While the Conservative government led by Rishi Sunak paid little heed to the demands, Starmer and Labour indicated when taking over that their stance could be different.

Recent British media reports even claimed that the Labour government has imposed a secret embargo on weapons transfers to Israel, but a government spokesperson shot down the idea, saying “there has been no change to our approach to export licenses to Israel.”

Amid the confusion and mixed signals, rights organizations and legal experts are pushing the UK government to clarify its position, reiterating that its actions contradict its apparent position in favor of a cease-fire and place it at risk of charges of complicity in Israel’s deadly war.

“The UK government persists in issuing empty statements urging Israel to comply with international law,” Zaki Sarraf, legal officer at the International Centre of Justice for Palestinians (ICJP), told Anadolu.

“Anything short of an immediate arms embargo would indicate that the UK has no qualms facilitating war crimes, so long as they are committed by an ally.”

‘Shrouded in secrecy’

According to the UK-based Campaign Against Arms Trade (CAAT), “15% of every F-35 that Israel is using to bombard Gaza is made by British industry.”

The advocacy group estimates the value of these components to be worth at least £336 million (around $430 million) since 2016.

BAE Systems is the biggest UK company in the F-35 program, but many other UK companies are also involved, such as Martin-Baker and L3Harris, according to CAAT.

Regarding munitions, the group said American firm Lockheed Martin’s MLRS M270 rocket launcher “is built in Europe by an international consortium of companies from France, Germany, Italy and UK.”

According to data from the UK Department for Business and Trade, over 100 export licenses have been approved for the sale of arms, military equipment, and other controlled goods to Israel since Oct. 7 last year.

As of this May, the number of existing export licenses for arms and military equipment “with Israel as the destination” stood at 345.
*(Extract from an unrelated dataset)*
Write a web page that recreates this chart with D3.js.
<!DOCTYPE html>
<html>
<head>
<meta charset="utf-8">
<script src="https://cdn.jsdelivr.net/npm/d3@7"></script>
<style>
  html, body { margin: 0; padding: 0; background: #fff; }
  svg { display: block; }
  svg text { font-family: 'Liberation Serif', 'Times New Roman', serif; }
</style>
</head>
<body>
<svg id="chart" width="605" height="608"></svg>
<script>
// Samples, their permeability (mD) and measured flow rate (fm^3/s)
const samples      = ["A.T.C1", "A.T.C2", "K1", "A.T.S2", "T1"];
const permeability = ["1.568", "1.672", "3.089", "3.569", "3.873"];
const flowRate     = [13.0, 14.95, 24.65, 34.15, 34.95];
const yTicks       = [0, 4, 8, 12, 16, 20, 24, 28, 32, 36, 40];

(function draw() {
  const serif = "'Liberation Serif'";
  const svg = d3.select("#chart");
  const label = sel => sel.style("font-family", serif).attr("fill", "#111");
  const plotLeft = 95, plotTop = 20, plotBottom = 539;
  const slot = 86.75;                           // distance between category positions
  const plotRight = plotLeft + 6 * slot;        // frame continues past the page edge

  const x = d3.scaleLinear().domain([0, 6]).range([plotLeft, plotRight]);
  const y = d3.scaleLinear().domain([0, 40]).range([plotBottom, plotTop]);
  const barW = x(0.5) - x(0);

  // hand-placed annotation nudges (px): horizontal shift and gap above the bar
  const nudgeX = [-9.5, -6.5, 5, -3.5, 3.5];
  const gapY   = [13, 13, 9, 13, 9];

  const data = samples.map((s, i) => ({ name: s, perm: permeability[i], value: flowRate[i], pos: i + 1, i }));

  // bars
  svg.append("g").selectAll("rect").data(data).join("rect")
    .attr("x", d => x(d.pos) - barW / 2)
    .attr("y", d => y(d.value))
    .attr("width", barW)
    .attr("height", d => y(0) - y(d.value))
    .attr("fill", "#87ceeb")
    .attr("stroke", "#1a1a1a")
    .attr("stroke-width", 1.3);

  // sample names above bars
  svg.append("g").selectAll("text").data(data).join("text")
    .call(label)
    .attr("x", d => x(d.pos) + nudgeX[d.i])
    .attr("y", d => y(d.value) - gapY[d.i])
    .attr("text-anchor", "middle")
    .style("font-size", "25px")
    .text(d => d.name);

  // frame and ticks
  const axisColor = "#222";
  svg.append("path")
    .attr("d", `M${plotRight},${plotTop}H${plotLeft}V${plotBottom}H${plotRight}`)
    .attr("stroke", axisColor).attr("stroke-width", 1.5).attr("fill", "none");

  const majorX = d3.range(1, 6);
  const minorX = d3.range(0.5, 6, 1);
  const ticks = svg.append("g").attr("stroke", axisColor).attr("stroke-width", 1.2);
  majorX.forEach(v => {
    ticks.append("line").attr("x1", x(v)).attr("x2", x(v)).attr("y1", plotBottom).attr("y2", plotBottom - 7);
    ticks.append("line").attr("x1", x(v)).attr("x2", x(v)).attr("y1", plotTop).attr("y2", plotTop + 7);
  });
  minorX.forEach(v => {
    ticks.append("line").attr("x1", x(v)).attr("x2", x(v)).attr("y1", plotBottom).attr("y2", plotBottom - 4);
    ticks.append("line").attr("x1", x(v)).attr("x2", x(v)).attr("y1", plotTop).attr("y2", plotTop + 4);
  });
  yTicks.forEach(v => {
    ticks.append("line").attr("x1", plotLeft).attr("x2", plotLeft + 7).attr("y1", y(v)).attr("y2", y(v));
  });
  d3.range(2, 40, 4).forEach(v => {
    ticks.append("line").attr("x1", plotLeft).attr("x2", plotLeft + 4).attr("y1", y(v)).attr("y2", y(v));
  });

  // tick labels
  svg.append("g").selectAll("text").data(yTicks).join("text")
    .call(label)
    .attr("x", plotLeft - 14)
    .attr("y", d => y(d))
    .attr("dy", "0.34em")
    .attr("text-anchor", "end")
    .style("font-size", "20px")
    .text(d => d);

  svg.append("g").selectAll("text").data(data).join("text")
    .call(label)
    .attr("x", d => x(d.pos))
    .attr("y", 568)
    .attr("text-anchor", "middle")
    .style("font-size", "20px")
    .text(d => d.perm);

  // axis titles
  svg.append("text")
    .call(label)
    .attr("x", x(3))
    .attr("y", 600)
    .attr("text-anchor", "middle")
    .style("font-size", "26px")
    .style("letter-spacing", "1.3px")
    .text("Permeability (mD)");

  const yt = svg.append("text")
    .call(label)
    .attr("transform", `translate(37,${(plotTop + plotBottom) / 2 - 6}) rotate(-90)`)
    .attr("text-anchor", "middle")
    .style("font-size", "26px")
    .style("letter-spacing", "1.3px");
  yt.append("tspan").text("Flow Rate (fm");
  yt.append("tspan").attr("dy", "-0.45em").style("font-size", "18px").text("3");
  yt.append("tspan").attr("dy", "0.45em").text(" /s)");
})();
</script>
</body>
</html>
“As well as providing political cover for Israel, the UK has continued to export weapons and components that Israel has deployed against Palestinians with devastating effect, such as F-35 aircraft dropping 2,000-pound bombs on civilian targets in Gaza,” Sarraf told Anadolu.

He emphasized that the “full extent of the UK’s complicity remains shrouded in secrecy.”

“British spy planes, specialized in target acquisition, have been flying over Gaza since December 2023. They are ostensibly providing intelligence to Israel for hostage recovery, but the government has repeatedly refused to confirm whether this intelligence has been used by Israel for its brutal military actions against Palestinians,” he said.

Sarraf said the ICJP is investigating private individuals and British ministers, and has filed complaints with Scotland Yard’s War Crimes Unit “to initiate legal proceedings against those complicit under UK and international law.”

Additionally, the center is supporting the judicial review brought by the Global Legal Action Network (GLAN) and Palestinian rights group Al-Haq against the UK trade secretary for the continued issuance of arms export licenses to Israel, he added.

Stopping sales ‘will not retroactively absolve’ UK

On the question of complicity, legal expert Michael Becker said “third states, including the UK, might themselves face liability or be deemed responsible” if the International Court of Justice (ICJ) or another competent court finds Israel guilty of violating international humanitarian law (IHL) or the Genocide Convention.

“As a legal matter, there is some debate about whether complicity (in genocide) requires weapons to have been provided with both the knowledge that they will be used to commit genocide and also the intent that they be used for that purpose,” explained Becker, a former ICJ staffer.

“The better view, however, is that full knowledge that the weapons will be used to perpetrate genocide is sufficient.”

He said the ICJ has “referred in its past case law to the possibility of a finding against a state for complicity in genocide.”

Regarding complicity in war crimes, he said: “If the UK or another state provides weapons or bombs to Israel while knowing that there is a substantial risk that Israel will use those weapons or bombs in ways that violate IHL, this could lead to liability for complicity in violations of IHL.”

In this situation, it would not matter if the country “that supplies weapons to Israel intended for such weapons to be used unlawfully,” he said.

To a question about whether the UK could evade the threat of complicity if it halts weapons supplies to Israel, Becker explained that such a step would “only provide protection from liability going forward.”

“If the UK or another state that has been supplying weapons or bombs to Israel suspends that support now, this will not retroactively absolve that state of complicity in past violations of IHL,” he said.

“The question will be at what point did the state know, or at what point should the state have known, that weapons or bombs would likely be used in ways that violate IHL. If that threshold was met eight months ago, the UK could still be found complicit in Israel’s actions over that time period, up until the transfer of weapons was suspended.”

Could ICC charge British officials?

For legal scholar Gerhard Kemp, a more realistic approach to the legal question “is to look at possible cases of aiding and abetting in terms of individual criminal liability at the International Criminal Court (ICC).”

“For example, if British officials allow weapons to be delivered to Israel, while they know that there is a plausible case of war crimes and other serious crimes under international law against Israeli leaders, and that the weapons will be used in Gaza, then one could make the case that the British officials are potentially aiding and abetting the commission of war crimes in Gaza,” Kemp, a law professor at the University of the West of England, Bristol, told Anadolu.

He said the UK’s domestic laws “are designed to prevent weapons being delivered to entities and countries involved in the commission of war crimes and other international crimes (including genocide).”

“With what we currently know from the information before the ICC … together with what we know from the genocide case before the ICJ, I think it is clear that there is a substantial risk that UK weapons deliveries to Israel will not only potentially violate domestic UK law, but also international law, and with potential liability for aiding and abetting,” said Kemp.